Estimate: | £200 - £300 |
Hammer price: | £130 |
LYELL, Charles (1797-1875). The Geological Evidences of the Antiquity of Man with Remarks on Theories of the Origin of Species by Variation. London: John Murray, 1863. 8vo (215 x 135mm). Half title, 2 wood-engraved plates, illustrations, diagrams and maps, 32-pages of publisher's advertisements at the end dated January 1863 (half title browned at edges and spotted, occasional light mainly marginal spotting and staining, a few darker spots and stains). Later half calf, spine gilt with red morocco lettering-piece, later endpapers. Provenance: From the Collection of Professor Jonathan Brostoff, D.M., D.Sc., FRCP, FRCPath (1934-2020). FIRST EDITION of a work whose "evidence in favour of assigning an extreme antiquity to the human remains found in certain caves and gravels made a deep impression on the public mind" (DNB). Although the wording of Lyell's title refers to 'theories' in the plural, passages in the book clearly show their debt specifically to Darwin's On the Origin of Species, published just three years before, both in Chapter XXL which is dedicated to a discussion of Darwin's magnum opus, and on pp.472-473, for example, where Lyell's own words seem to accord with Darwin's theories: "But will not transmutation, if adopted, require us to include the human race in the same continuous series of developments, so that we must hold that man himself has been derived by an unbroken line of descent from some one of the inferior animals?

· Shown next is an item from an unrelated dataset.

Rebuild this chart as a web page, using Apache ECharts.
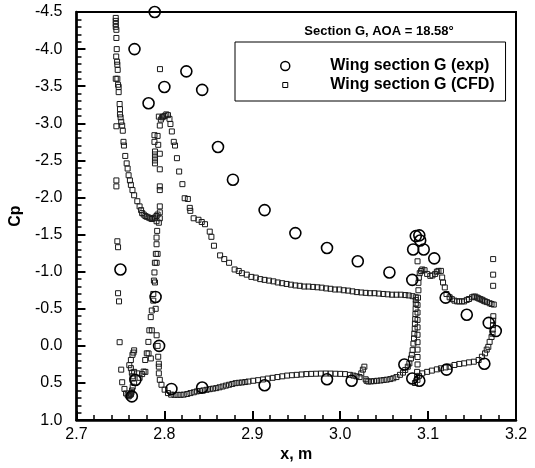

We certainly cannot escape from such a conclusion without abandoning many of the weightiest arguments which have been urged in support of variation and natural selection, considered as the subordinate causes by which new types have been gradually introduced into the earth." Challinor 192; Freeman Natural History 2369; Garrison & Morton 204.1; Norman 1400; Sabin 42758; Ward & Carozzi Geology Emerging 1439.